UN Expert Warns of Widespread Torture and Total Lack of Accountability

These revelations have been echoed by Francesca Albanese, the UN Special Rapporteur on the occupied Palestinian territories, who stated that the growing evidence clearly indicates widespread torture of Palestinian detainees. She emphasized that Israel continues to evade international legal scrutiny, protecting a long-standing culture of impunity that has defined its policies in the occupied territories for decades.

Additional testimonies collected by legal advocates show that many Palestinians imprisoned in Rakevet and other detention sites are ordinary civilians swept up during Israeli military operations—not fighters, not members of armed groups, but people taken arbitrarily from Gaza’s devastated neighborhoods. Despite this, Israeli courts repeatedly extend their detentions through brief virtual sessions lasting only a few minutes. Defense lawyers are not permitted to attend, and each extension is justified with the same phrase: “until the end of the war.”

Systematic Torture and Enforced Disappearance

The accounts now emerging outline a pattern that goes far beyond harsh treatment. They amount to institutionalized torture, which constitutes a war crime under the Rome Statute of the International Criminal Court.
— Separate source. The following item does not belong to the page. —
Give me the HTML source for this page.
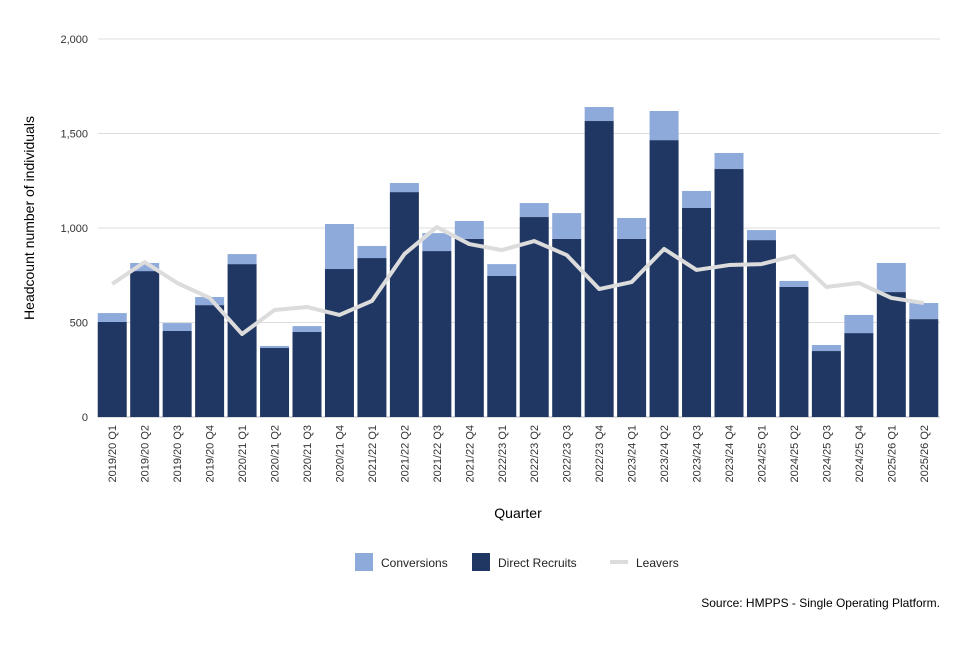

The secretive nature of these underground detention facilities, combined with the isolation, denial of legal access, and suspension of due process, meets the definition of enforced disappearance, a grave violation that strips detainees of even the most basic human protections.

Israel’s continued refusal to cooperate with international investigative mechanisms, paired with its near-total immunity from global accountability, raises urgent questions about the failure of international systems meant to protect civilians from systematic abuse.

A Final Question for the World

As these disturbing details continue to surface, one question grows more urgent:
How long will Israel remain shielded from accountability while Palestinian detainees are tortured, hidden underground, and denied their most fundamental human rights?